== PROVIDED DATA ==

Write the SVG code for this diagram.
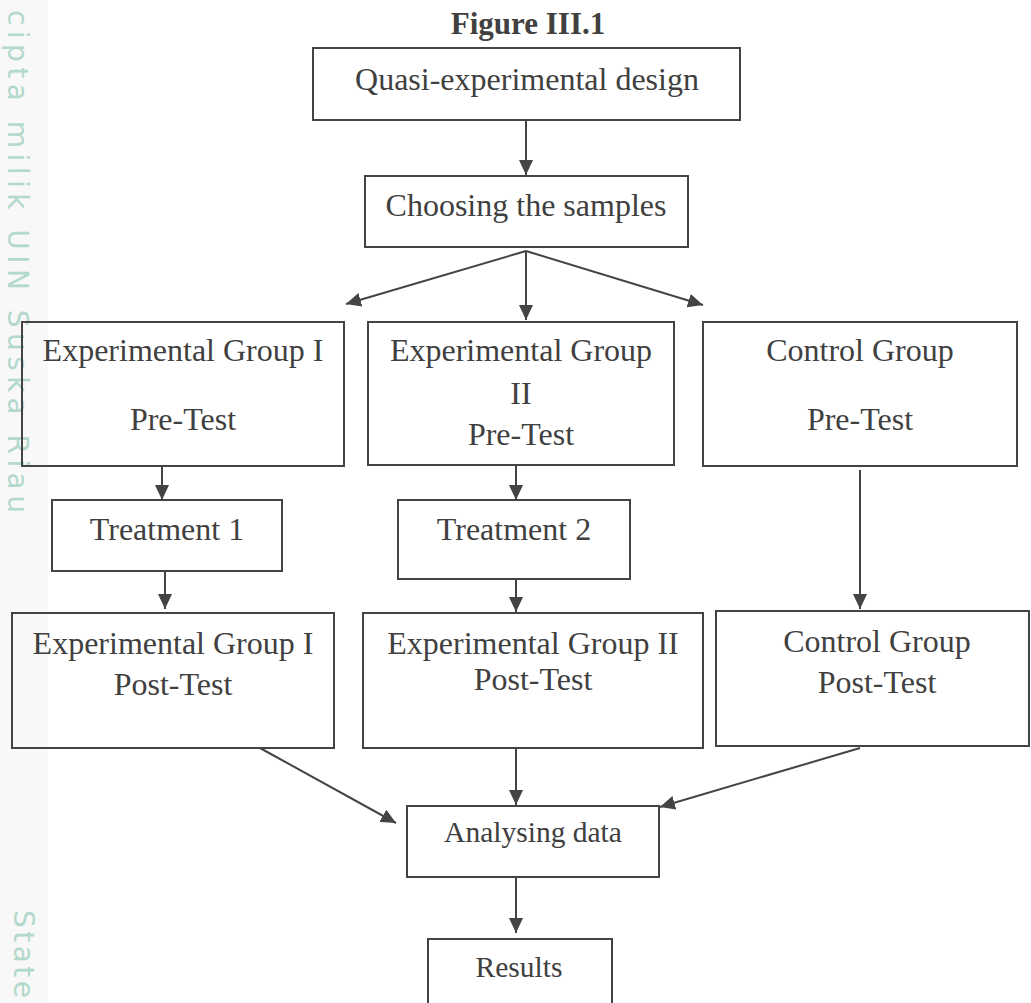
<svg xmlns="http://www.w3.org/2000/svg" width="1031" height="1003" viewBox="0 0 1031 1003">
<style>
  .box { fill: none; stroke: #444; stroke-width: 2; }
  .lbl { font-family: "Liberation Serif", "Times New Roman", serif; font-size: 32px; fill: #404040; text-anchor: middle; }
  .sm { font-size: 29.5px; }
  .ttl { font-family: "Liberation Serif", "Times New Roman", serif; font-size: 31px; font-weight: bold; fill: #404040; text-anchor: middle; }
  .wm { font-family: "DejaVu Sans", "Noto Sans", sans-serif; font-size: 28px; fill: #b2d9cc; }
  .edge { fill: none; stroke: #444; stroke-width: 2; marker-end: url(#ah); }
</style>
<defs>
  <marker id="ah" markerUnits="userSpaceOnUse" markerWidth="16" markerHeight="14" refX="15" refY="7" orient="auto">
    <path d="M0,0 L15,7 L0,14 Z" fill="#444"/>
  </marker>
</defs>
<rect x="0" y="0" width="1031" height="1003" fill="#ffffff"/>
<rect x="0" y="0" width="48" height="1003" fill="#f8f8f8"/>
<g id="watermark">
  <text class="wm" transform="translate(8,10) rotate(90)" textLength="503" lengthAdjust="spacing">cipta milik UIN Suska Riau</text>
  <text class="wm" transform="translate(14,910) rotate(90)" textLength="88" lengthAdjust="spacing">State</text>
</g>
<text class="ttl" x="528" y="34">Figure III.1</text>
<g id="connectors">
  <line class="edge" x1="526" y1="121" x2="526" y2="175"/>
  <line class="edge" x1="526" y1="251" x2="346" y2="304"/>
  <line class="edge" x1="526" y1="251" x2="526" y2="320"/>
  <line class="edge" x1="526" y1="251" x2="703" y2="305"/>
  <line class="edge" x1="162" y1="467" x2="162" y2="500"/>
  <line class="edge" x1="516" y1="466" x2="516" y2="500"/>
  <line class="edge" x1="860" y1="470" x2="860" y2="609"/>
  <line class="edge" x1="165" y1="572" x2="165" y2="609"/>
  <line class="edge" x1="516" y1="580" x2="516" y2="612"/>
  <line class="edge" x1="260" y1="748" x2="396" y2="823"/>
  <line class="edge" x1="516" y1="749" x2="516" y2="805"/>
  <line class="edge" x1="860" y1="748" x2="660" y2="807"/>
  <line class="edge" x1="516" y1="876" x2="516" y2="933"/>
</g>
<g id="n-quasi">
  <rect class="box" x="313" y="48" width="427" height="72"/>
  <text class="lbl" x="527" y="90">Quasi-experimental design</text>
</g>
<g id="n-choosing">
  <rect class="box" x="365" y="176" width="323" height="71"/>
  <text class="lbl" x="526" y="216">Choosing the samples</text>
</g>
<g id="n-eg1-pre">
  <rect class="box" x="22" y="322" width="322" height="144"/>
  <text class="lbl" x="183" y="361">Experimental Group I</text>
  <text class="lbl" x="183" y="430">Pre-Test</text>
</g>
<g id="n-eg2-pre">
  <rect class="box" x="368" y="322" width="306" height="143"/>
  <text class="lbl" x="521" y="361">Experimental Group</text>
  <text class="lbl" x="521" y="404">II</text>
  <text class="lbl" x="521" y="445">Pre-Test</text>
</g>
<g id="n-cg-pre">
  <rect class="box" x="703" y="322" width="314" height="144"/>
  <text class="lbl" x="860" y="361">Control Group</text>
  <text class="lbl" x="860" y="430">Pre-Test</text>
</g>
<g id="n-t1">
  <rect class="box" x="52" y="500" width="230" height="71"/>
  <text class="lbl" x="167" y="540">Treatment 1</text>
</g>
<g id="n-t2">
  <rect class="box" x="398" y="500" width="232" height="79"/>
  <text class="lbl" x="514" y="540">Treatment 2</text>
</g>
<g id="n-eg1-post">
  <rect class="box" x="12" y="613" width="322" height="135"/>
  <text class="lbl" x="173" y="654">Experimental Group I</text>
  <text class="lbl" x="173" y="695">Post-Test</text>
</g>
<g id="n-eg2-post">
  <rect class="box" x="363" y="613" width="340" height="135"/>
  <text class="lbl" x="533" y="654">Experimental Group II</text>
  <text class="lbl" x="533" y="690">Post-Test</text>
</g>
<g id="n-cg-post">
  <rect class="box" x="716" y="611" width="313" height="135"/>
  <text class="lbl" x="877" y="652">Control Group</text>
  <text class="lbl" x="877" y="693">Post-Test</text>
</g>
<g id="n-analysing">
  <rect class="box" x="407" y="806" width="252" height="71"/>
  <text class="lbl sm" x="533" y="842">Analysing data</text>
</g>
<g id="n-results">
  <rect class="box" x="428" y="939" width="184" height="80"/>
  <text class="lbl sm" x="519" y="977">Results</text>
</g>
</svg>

== GOAL OF THE EXERCISE ==
Transcribe the listing in full and omit the pictures.

== ANSWER TO THE PROBLEM ==
Write the SVG code for this diagram.
<svg xmlns="http://www.w3.org/2000/svg" width="1031" height="1003" viewBox="0 0 1031 1003">
<style>
  .box { fill: none; stroke: #444; stroke-width: 2; }
  .lbl { font-family: "Liberation Serif", "Times New Roman", serif; font-size: 32px; fill: #404040; text-anchor: middle; }
  .sm { font-size: 29.5px; }
  .ttl { font-family: "Liberation Serif", "Times New Roman", serif; font-size: 31px; font-weight: bold; fill: #404040; text-anchor: middle; }
  .wm { font-family: "DejaVu Sans", "Noto Sans", sans-serif; font-size: 28px; fill: #b2d9cc; }
  .edge { fill: none; stroke: #444; stroke-width: 2; marker-end: url(#ah); }
</style>
<defs>
  <marker id="ah" markerUnits="userSpaceOnUse" markerWidth="16" markerHeight="14" refX="15" refY="7" orient="auto">
    <path d="M0,0 L15,7 L0,14 Z" fill="#444"/>
  </marker>
</defs>
<rect x="0" y="0" width="1031" height="1003" fill="#ffffff"/>
<rect x="0" y="0" width="48" height="1003" fill="#f8f8f8"/>
<g id="watermark">
  <text class="wm" transform="translate(8,10) rotate(90)" textLength="503" lengthAdjust="spacing">cipta milik UIN Suska Riau</text>
  <text class="wm" transform="translate(14,910) rotate(90)" textLength="88" lengthAdjust="spacing">State</text>
</g>
<text class="ttl" x="528" y="34">Figure III.1</text>
<g id="connectors">
  <line class="edge" x1="526" y1="121" x2="526" y2="175"/>
  <line class="edge" x1="526" y1="251" x2="346" y2="304"/>
  <line class="edge" x1="526" y1="251" x2="526" y2="320"/>
  <line class="edge" x1="526" y1="251" x2="703" y2="305"/>
  <line class="edge" x1="162" y1="467" x2="162" y2="500"/>
  <line class="edge" x1="516" y1="466" x2="516" y2="500"/>
  <line class="edge" x1="860" y1="470" x2="860" y2="609"/>
  <line class="edge" x1="165" y1="572" x2="165" y2="609"/>
  <line class="edge" x1="516" y1="580" x2="516" y2="612"/>
  <line class="edge" x1="260" y1="748" x2="396" y2="823"/>
  <line class="edge" x1="516" y1="749" x2="516" y2="805"/>
  <line class="edge" x1="860" y1="748" x2="660" y2="807"/>
  <line class="edge" x1="516" y1="876" x2="516" y2="933"/>
</g>
<g id="n-quasi">
  <rect class="box" x="313" y="48" width="427" height="72"/>
  <text class="lbl" x="527" y="90">Quasi-experimental design</text>
</g>
<g id="n-choosing">
  <rect class="box" x="365" y="176" width="323" height="71"/>
  <text class="lbl" x="526" y="216">Choosing the samples</text>
</g>
<g id="n-eg1-pre">
  <rect class="box" x="22" y="322" width="322" height="144"/>
  <text class="lbl" x="183" y="361">Experimental Group I</text>
  <text class="lbl" x="183" y="430">Pre-Test</text>
</g>
<g id="n-eg2-pre">
  <rect class="box" x="368" y="322" width="306" height="143"/>
  <text class="lbl" x="521" y="361">Experimental Group</text>
  <text class="lbl" x="521" y="404">II</text>
  <text class="lbl" x="521" y="445">Pre-Test</text>
</g>
<g id="n-cg-pre">
  <rect class="box" x="703" y="322" width="314" height="144"/>
  <text class="lbl" x="860" y="361">Control Group</text>
  <text class="lbl" x="860" y="430">Pre-Test</text>
</g>
<g id="n-t1">
  <rect class="box" x="52" y="500" width="230" height="71"/>
  <text class="lbl" x="167" y="540">Treatment 1</text>
</g>
<g id="n-t2">
  <rect class="box" x="398" y="500" width="232" height="79"/>
  <text class="lbl" x="514" y="540">Treatment 2</text>
</g>
<g id="n-eg1-post">
  <rect class="box" x="12" y="613" width="322" height="135"/>
  <text class="lbl" x="173" y="654">Experimental Group I</text>
  <text class="lbl" x="173" y="695">Post-Test</text>
</g>
<g id="n-eg2-post">
  <rect class="box" x="363" y="613" width="340" height="135"/>
  <text class="lbl" x="533" y="654">Experimental Group II</text>
  <text class="lbl" x="533" y="690">Post-Test</text>
</g>
<g id="n-cg-post">
  <rect class="box" x="716" y="611" width="313" height="135"/>
  <text class="lbl" x="877" y="652">Control Group</text>
  <text class="lbl" x="877" y="693">Post-Test</text>
</g>
<g id="n-analysing">
  <rect class="box" x="407" y="806" width="252" height="71"/>
  <text class="lbl sm" x="533" y="842">Analysing data</text>
</g>
<g id="n-results">
  <rect class="box" x="428" y="939" width="184" height="80"/>
  <text class="lbl sm" x="519" y="977">Results</text>
</g>
</svg>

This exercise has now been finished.